I am, of course, speaking of the on-again off-again romance between Jaimy Fletcher and Jacky. Let us make one thing clear--I think Jaimy is a terrible catch. He has cheated on her at least once and in his grief over thinking Jacky is dead, quickly found a girl to bed with even while seeking revenge for her killer. He has made it clear that he dislikes her ways as a wandering minstrel, privateer, and adventurer and has said numerous times that once she marries him they will settle down in some cottage somewhere. And anytime he gets even a whiff of her supposed infidelity, he immediately becomes angry and defensive. Truth is, Jaimy was in love with her as a child, but then they both grew up. Jaimy turned into a self-righteous bastard and Jacky can't keep herself from flirting with any man who gives her a wink. Not a good match.

The book itself was mediocre. Not a mess like Mississippi Jack, but rather boring really. Jacky buys a bar, the ladies temperance society doesn't like it so they trump up some charges and Jacky has to go to court. That's it really. The big emotional drama, for Jacky is a rather emotional creature, is that her "children" are taken from her and she is accused of being a bad mother. Now, as much as I love Jacky for her wanton and adventurous ways, I have to agree. She really isn't a very good mother. In fact, her adopted son Ravi has better moral judgement and values than she has in her little toe.

Hopefully Meyer can really bring it home with the last novel Wild Rover No More. I apparently have a year to wait to see if Jacky and Jaimy finally work out their very serious communication issues or whether Jacky will finally marry someone who will actually love her for who she is.

The Coldest Girl in Coldtown by Holly Black Book Review

The Coldest Girl in Coldtown by Holly Black

Tana lives in a world where vampires no longer hold themselves to secrecy. They live in front of cameras, endless beckoning parties inside Coldtowns, walled off cities where the turned and turning are forced to live. One morning, after a perfectly normal teenage sundown party, Tana wakes in the bathtub to discover that all her friends have been murdered. The only survivor is her just bitten ex-boyfriend Aiden and a strange vampire boy. As the vampire infection takes hold of Aiden, Tana and her newly freed friends make their way to the nearest Coldtown.

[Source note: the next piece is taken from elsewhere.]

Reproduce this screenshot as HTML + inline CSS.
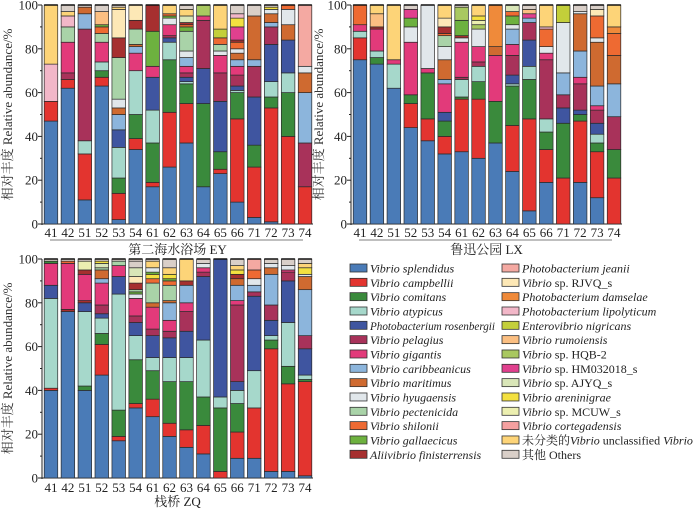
<!DOCTYPE html>
<html><head><meta charset="utf-8"><style>
body{margin:0;background:#fff;}
svg text{font-family:"Liberation Serif","Noto Serif CJK SC","Noto Sans CJK SC",serif;}
</style></head><body>
<svg id="chart" width="700" height="508" xmlns="http://www.w3.org/2000/svg"></svg>
<script>
const categories = ["41","42","51","52","53","54","61","62","63","64","65","66","71","72","73","74"];
const speciesNames = ["Vibrio splendidus","Vibrio campbellii","Vibrio comitans","Vibrio atypicus","Photobacterium rosenbergii","Vibrio pelagius","Vibrio gigantis","Vibrio caribbeanicus","Vibrio maritimus","Vibrio hyugaensis","Vibrio pectenicida","Vibrio shilonii","Vibrio gallaecicus","Aliivibrio finisterrensis","Photobacterium jeanii","Vibrio sp. RJVQ_s","Photobacterium damselae","Photobacterium lipolyticum","Enterovibrio nigricans","Vibrio rumoiensis","Vibrio sp. HQB-2","Vibrio sp. HM032018_s","Vibrio sp. AJYQ_s","Vibrio areninigrae","Vibrio sp. MCUW_s","Vibrio cortegadensis","未分类的Vibrio unclassified Vibrio","其他 Others"];
const colors = ["#4a7bb7","#e3342f","#3a8a3c","#a6d8cb","#3f55a0","#a8325a","#e23a7a","#8cb5dc","#cf6a30","#e1e7eb","#a9d3a8","#ee6a32","#6db13f","#a62f2f","#f4a9a2","#fde8b6","#ef8a3a","#f2b7c8","#c3cf3a","#fbbf82","#a9c860","#e0408e","#d9e6b8","#f3e040","#ecefb0","#f4a0a0","#fdd478","#d9cfc8"];
// each sample: [speciesIndex, percent] pairs, bottom to top
const EY = [
[[0,47],[1,9],[17,17],[26,27]],
[[0,62],[1,4],[5,3],[6,14],[10,7],[17,5],[26,2],[27,3]],
[[0,11],[1,21],[3,6],[5,51],[7,7],[8,3],[27,1]],
[[0,63],[1,4],[2,3],[3,4],[6,9],[10,4],[11,3],[12,1],[19,6],[27,3]],
[[0,2],[1,12],[2,7],[3,14],[4,8],[7,7],[8,3],[9,4],[10,19],[13,9],[15,13],[26,1],[27,1]],
[[0,34],[1,5],[2,11],[3,20],[6,8],[7,3],[8,1],[10,7],[13,4],[15,7]],
[[0,17],[1,2],[2,18],[3,15],[4,15],[6,5],[12,16],[13,12]],
[[0,26],[1,25],[2,24],[3,8],[4,2],[5,1],[6,5],[9,3],[12,1],[11,1],[26,4]],
[[0,37],[1,18],[2,9],[3,1],[4,2],[5,2],[6,3],[7,4],[9,3],[10,9],[12,2],[11,1],[13,1],[22,3],[26,3],[27,2]],
[[0,17],[2,38],[4,16],[5,22],[6,2],[20,5]],
[[0,23],[1,2],[2,8],[4,23],[5,13],[6,8],[9,2],[10,3],[11,3],[18,4],[26,11]],
[[0,10],[1,38],[2,12],[3,1],[4,2],[5,5],[6,4],[7,3],[8,3],[9,2],[11,3],[13,1],[21,6],[23,4],[17,2],[27,4]],
[[0,3],[1,23],[2,10],[4,22],[5,14],[7,3],[8,20],[27,5]],
[[0,1],[1,52],[2,5],[3,7],[4,17],[5,8],[7,2],[8,4],[9,2],[23,1],[27,1]],
[[1,40],[2,20],[3,9],[4,15],[8,7],[9,7],[11,2]],
[[1,17],[5,20],[7,23],[8,9],[9,3],[14,28]]
];
const LX = [
[[0,75],[1,10],[3,3],[6,3],[11,9]],
[[0,73],[2,3],[3,3],[6,10],[13,1],[19,6],[26,4]],
[[0,62],[3,11],[6,2],[26,25]],
[[0,44],[1,11],[2,4],[6,24],[9,7],[12,4],[21,4],[27,2]],
[[0,38],[1,10],[2,21],[6,2],[9,29]],
[[0,32],[1,8],[2,7],[4,4],[6,13],[7,2],[8,9],[9,6],[10,5],[11,1],[13,3],[15,4],[26,6]],
[[0,33],[1,24],[2,1],[3,8],[5,1],[6,16],[9,2],[13,1],[12,7],[20,6],[27,1]],
[[0,30],[1,27],[2,8],[3,7],[5,2],[6,7],[9,8],[20,2],[24,2],[23,2],[26,5]],
[[0,37],[2,19],[6,21],[8,4],[16,19]],
[[0,24],[1,21],[2,18],[3,1],[4,4],[5,9],[6,5],[7,7],[9,2],[12,4],[11,2],[22,3]],
[[0,6],[1,42],[2,18],[3,6],[4,12],[5,8],[7,2],[21,2],[19,2],[27,2]],
[[0,19],[1,15],[2,8],[3,6],[5,27],[6,3],[9,3],[11,8],[17,1],[26,10]],
[[1,21],[2,25],[4,7],[5,6],[7,10],[9,23],[18,8]],
[[0,19],[1,28],[2,3],[4,2],[5,12],[6,3],[7,12],[8,17],[9,1],[27,3]],
[[0,12],[1,21],[2,4],[3,4],[4,5],[5,6],[6,2],[7,9],[8,20],[9,2],[11,10],[15,3],[27,2]],
[[1,21],[2,13],[5,15],[7,15],[8,13],[11,10],[16,3],[26,10]]
];
const ZQ = [
[[0,40],[1,1],[3,41],[4,6],[6,10],[2,1],[27,1]],
[[0,76],[13,1],[6,21],[11,1],[27,1]],
[[0,40],[2,2],[3,34],[4,4],[13,1],[6,12],[13,2],[24,4],[27,1]],
[[0,47],[1,14],[2,5],[3,7],[4,2],[5,4],[6,10],[7,2],[8,4],[10,1],[22,2],[23,1],[27,1]],
[[0,17],[1,2],[2,12],[3,53],[4,8],[6,5],[10,2],[27,1]],
[[0,32],[1,2],[2,20],[3,11],[4,6],[5,3],[6,8],[9,2],[12,1],[10,1],[13,3],[15,3],[22,4],[27,3]],
[[0,28],[1,8],[2,13],[3,6],[4,10],[5,3],[6,10],[8,2],[10,9],[11,2],[23,2],[12,1],[9,2],[26,3],[27,1]],
[[0,19],[1,6],[2,19],[3,11],[4,9],[5,3],[6,5],[7,8],[8,1],[10,7],[11,2],[12,1],[23,2],[26,3],[27,4]],
[[0,14],[1,8],[2,22],[3,11],[4,12],[5,9],[6,4],[7,8],[13,2],[26,10]],
[[0,11],[1,13],[2,13],[3,26],[4,29],[5,2],[6,2],[9,2],[27,2]],
[[1,3],[2,29],[3,5],[4,63]],
[[0,9],[1,12],[2,13],[3,6],[4,4],[5,35],[6,2],[7,7],[8,3],[13,2],[23,2],[26,2],[27,3]],
[[0,9],[1,23],[3,17],[4,34],[5,2],[7,3],[9,3],[11,4],[14,5]],
[[0,3],[1,56],[2,4],[3,2],[4,7],[5,7],[7,14],[8,3],[9,2],[27,2]],
[[0,3],[1,40],[2,8],[3,20],[4,19],[5,4],[6,1],[9,2],[27,3]],
[[0,1],[1,43],[2,1],[3,2],[4,12],[5,6],[7,21],[8,6],[9,1],[23,3],[26,2],[27,2]]
];
const yTicks = [0,20,40,60,80,100];

const NS="http://www.w3.org/2000/svg";
const svg=document.getElementById('chart');
function mk(tag,attrs,parent){const e=document.createElementNS(NS,tag);for(const k in attrs)e.setAttribute(k,attrs[k]);(parent||svg).appendChild(e);return e;}

function panel(id,data,x0,x1,yTop,yBot,title,titleX,labelY,titleY,line){
  const g=mk('g',{});
  
  
  const yS=v=>yBot-(v/100)*(yBot-yTop);
  const slot=(x1-x0)/categories.length;
  const bw=slot*0.8;
  const ax=mk('line',{x1:x0,y1:yTop,x2:x0,y2:yBot+1,stroke:'#222','stroke-width':1},g);
  
  
  mk('line',{x1:x0,y1:yBot,x2:x1,y2:yBot,stroke:'#222','stroke-width':1},g);
  for(let v=0;v<=100;v+=10){
    mk('line',{x1:x0-(v%20==0?4:2),y1:yS(v),x2:x0,y2:yS(v),stroke:'#222','stroke-width':1},g);
  }
  yTicks.forEach(v=>{
    const t=mk('text',{x:x0-4,y:yS(v)+4.5,'font-size':13,'text-anchor':'end',fill:'#222'},g);
    t.textContent=v;
    
    
  });
  data.forEach((bar,i)=>{
    const bx=x0+slot*i+(slot-bw)/2+0.5;
    let acc=0;
    const bg=mk('g',{},g);
    
    
    bar.forEach(([s,v])=>{
      const r=mk('rect',{x:bx,y:yS(acc+v),width:bw,height:yS(acc)-yS(acc+v),fill:colors[s],stroke:'#2a2a2a','stroke-width':0.7},bg);
      
      
      acc+=v;
    });
    if(acc<100){
      const r=mk('rect',{x:bx,y:yS(100),width:bw,height:yS(acc)-yS(100),fill:colors[27],stroke:'#2a2a2a','stroke-width':0.7},bg);
      
      
    }
    mk('line',{x1:bx,y1:yS(100),x2:bx+bw,y2:yS(100),stroke:'#111','stroke-width':1.5},bg);
    const t=mk('text',{x:bx+bw/2,y:labelY,'font-size':13,'text-anchor':'middle',fill:'#222'},g);
    t.textContent=categories[i];
    
    
  });
  if(line){mk('line',{x1:x0+8,y1:labelY+3,x2:x1-10,y2:labelY+3,stroke:'#999','stroke-width':1.2},g);}
  const tt=mk('text',{x:(x0+x1)/2,y:titleY,'font-size':13,'text-anchor':'middle',fill:'#222'},g);
  tt.textContent=title;
  
  
  const yt=mk('text',{x:titleX,y:(yTop+yBot)/2,'font-size':13,'text-anchor':'middle',fill:'#333',transform:`rotate(-90 ${titleX} ${(yTop+yBot)/2})`},g);
  yt.textContent='相对丰度 Relative abundance/%';
  
  
}
panel('ey',EY,42,313,5,224,'第二海水浴场 EY',12,237,254,true);
panel('lx',LX,351,622,5,224,'鲁迅公园 LX',323,237,254,true);
panel('zq',ZQ,42,313,259,478,'栈桥 ZQ',12,492,506,false);

const lg=mk('g',{});


speciesNames.forEach((n,i)=>{
  const col=i<14?0:1, row=i<14?i:i-14;
  const sx=col?502:350, cy=268+row*14.33;
  const e=mk('g',{},lg);
  
  
  mk('rect',{x:sx,y:cy-4,width:17,height:8,fill:colors[i],stroke:'#333','stroke-width':0.8},e);
  const attrs={x:sx+20,y:cy+4.5,'font-size':12,fill:'#222'};
  if(i===4){attrs.textLength=125;attrs.lengthAdjust='spacingAndGlyphs';}
  const t=mk('text',attrs,e);
  let html;
  if(i===26) html='未分类的<tspan font-style="italic">Vibrio</tspan> unclassified <tspan font-style="italic">Vibrio</tspan>';
  else if(i===27) html='其他 Others';
  else if(n.indexOf(' sp. ')>0) html='<tspan font-style="italic">Vibrio</tspan> sp. '+n.split(' sp. ')[1];
  else html='<tspan font-style="italic">'+n+'</tspan>';
  t.innerHTML=html;
});
</script>
</body></html>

The mechanics of the vampirism in this book were fascinating and original. Vampires have a certain kind of venom, one that can only be passed on through a bite. Once bitten, if not drained and killed, an infection sets in that instead of creating a fever causes the body to go cold as if it is dying. If a person manages to not drink any human blood for 88 days, the infection will leave their system and they will remain human. But that is a big if, because the thirst for blood becomes such an overwhelming desire that people will do anything for it. Tana knows this too well, for she bears the physical scars from when her mother went cold. When her mother died.

That alone made the story interesting, but what made it better was the return to the monster angle of vampirism. I am a big fan of Anne Rice's Interview With the Vampire series. One of my favorite quotes from the book is when someone calls Lestat a monster and he quickly replies, "Yes, but I am a beautiful monster." That is how a vampire should be. Strange and terrible beauty. The vampires of Holly Black's novel are all that and more. They are complicated and petty. They raise ethical conundrums. Is it good to want to live forever? Do they still retain some of their humanity? Can you be both cunning and mad? And what would you do to remain human?

More than anything, I was really rooting for Tana's humanity throughout this entire story. Even if she turned into a vampire, I wanted her to remain human, to still be herself. She is strong and quick-thinking and her drive to survive was enough for me to keep reading.

There is of course a romance with an ancient and slightly insane vampire named Gavriel, which I found a little trite and the entire seductive drinking each others blood thing was just gross and really really not romantic, but I guess you can't have teen books without some kind of romance, so I will just pretend it didn't happen.

It appears that this may be another unmarked series, which is okay by me because I like this world and these characters that Holly Black has created.